Harm & Accountability

Okay, at this point I really need to acknowledge something I have not so far: people cause other people real harm and victims and survivors deserve justice. People’s lives are forever changed by violence, financial, and property crimes all the time. It is undeserved and terrible.

My focus tends to be on those that have caused harm and I don’t ever want that to minimize the experience of those who have been on the receiving end. I also don’t think that our current approach – which emphasizes punishment and leads to dehumanization – achieves justice for anyone.

So what’s the alternative? For starters, you’ll notice I’ve been using the words “harm” and “violence” here and not “crime.” That is intentional.

To commit a crime means to violate a law. We need laws to organize ourselves into functioning societies. Because laws are created by humans, they are not without flaws. Because they have been mostly developed and written by humans with economic, educational, and racial privilege, they are also not without bias and discrimination. Indeed, many of our criminal code laws were designed by white people to contain and constrain Black people after they were technically “freed” by 13th, 14th, and 15th Amendments to the Constitution. If you sit in a courtroom for a bit and watch hearings play out, there is a lot you will not understand. If you do it for a long while (or you go to law school) you will eventually come to understand that our enforcement of laws is a highly technical process of identifying how a person’s specific action at a specific time ran afoul of a rule as it is written in legislation and interpreted by prior courts. The ultimate point of the process is to determine if and how the person violated a law, not how they violated of a specific person. (There is good reason for that, but that’s a whole other story for another day.)

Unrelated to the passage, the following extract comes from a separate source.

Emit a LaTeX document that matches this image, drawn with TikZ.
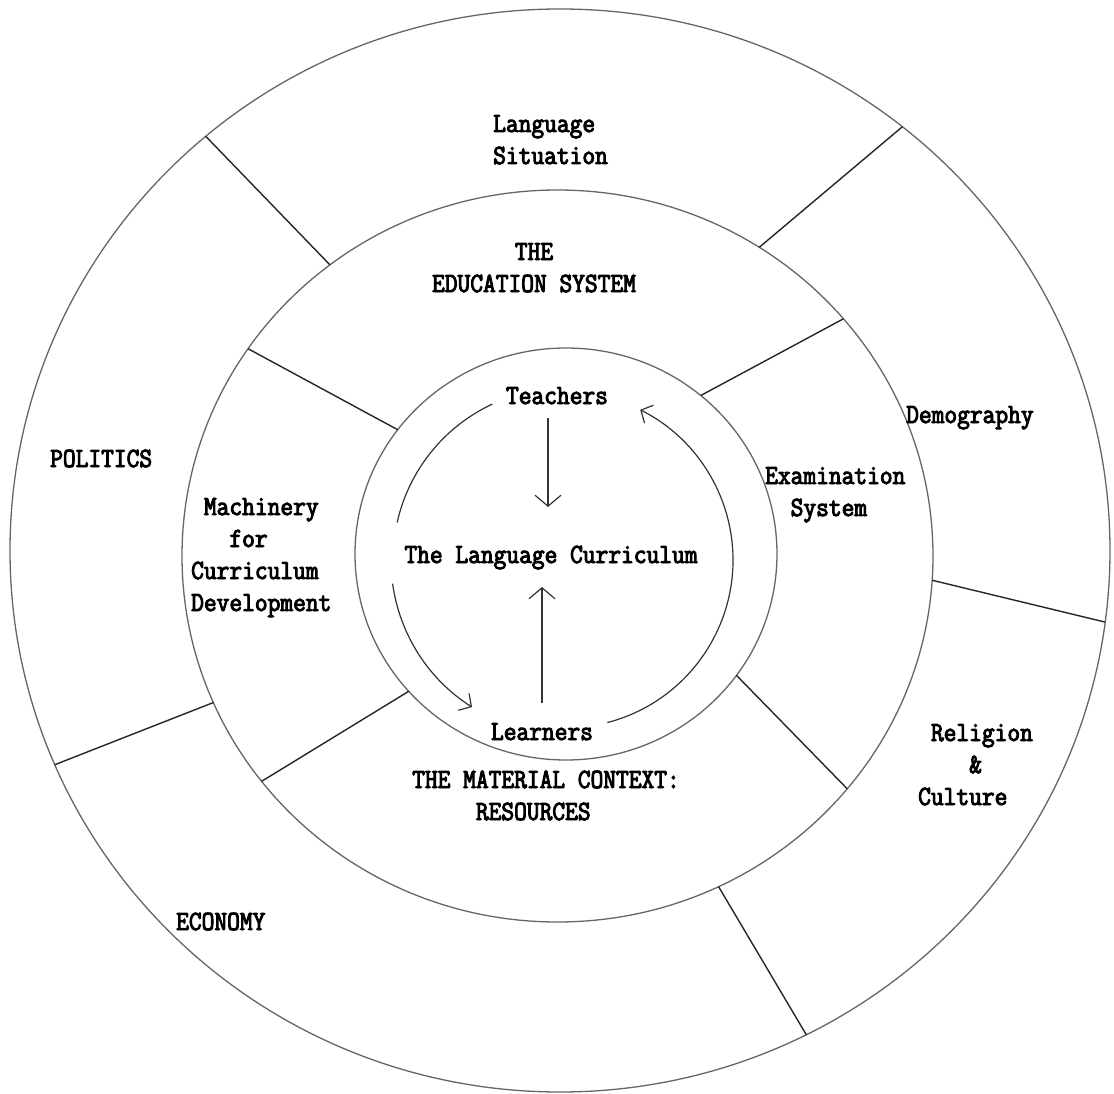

To commit harm or violence means to hurt another person. The system we have uses punishment in hopes of deterring people from committing crimes. It does almost nothing to facilitate whatever healing might be available to the victim. When we use the words harm and violence, we are personalizing what actually happened. We are acknowledging that someone was hurt, not just that a law was broken.

What happens right now is this: someone seriously harms someone else, and that harm violates a law. The person is charged for breaking the law, and the victim is given minimal opportunities to provide input to the courts about what they think should happen. In some cases, they are connected with staff members in prosecutors’ offices who specialize in communicating with victims as the case plays out. They provide updates about the cases and help the victims understand their rights; they may provide information about resources available to them in the community to support their healing process. They listen compassionately.

The court process proceeds and most of it is made up of legal discussion and negotiations between defense attorneys, prosecutors, and judges. The person who committed a crime is convicted and sent to jail or prison, where they are often treated as less than human. The vast majority will be released at some point. As I shared in an earlier post, over half of them will end up being convicted for another crime and be incarcerated again. Meanwhile, the victims will have to seek healing in whatever ways they can, outside of the criminal “justice” system.

If we truly want to reduce violence and harm in our communities, we have to do a better job of connecting the dots between crime, harm, and violence. We have to shift the focus from punishment to healing, and healing has to include both the harm-doer and those harmed.

There are people working to build systems that connect those dots, that focus on ways of addressing harm by focusing on accountability, not punishment. Punishment is a result of, but not actually related to the original act – it’s more or less the same for everyone who goes to prison. It does not require that the person understand what they did or why they did it. Accountability does. Accountability means taking responsibility for one’s actions and making steps toward repair. It means unpacking how you came to cause harm to another person, and considering what you need so that you do not cause harm in the future. It means seeing the person or persons you harmed as real living human beings.

Doesn’t that sound better? Doesn’t that sound more effective?

There are people working toward building systems like this. And guess who has done a great deal of the work to envision and research and start developing actual ways of doing this? Survivors. We owe a huge debt to some survivors of sexual assault and those who support them who have looked at this system and said “This isn’t good enough. This isn’t making us whole.” Despite the pain they experienced and the work they had to do to recover, they also looked outward and said “We can do more.”

This video is about 15 minutes, and I urge you to watch it at some point. It provides a much better articulation of how people who cause harm can be supported in accountability than I am doing. It doesn’t minimize the difficulty, but shows the promise of doing things differently.

Barnard Center for Research on Women

We will not see the end of mass incarceration in my lifetime. But I think we can start to change direction. We need more people to be willing to adjust how they think about crime and punishment, resist easy tough on crime solutions, and demand something better. As a starting point, we just need to understand that there are more and better options than the status quo.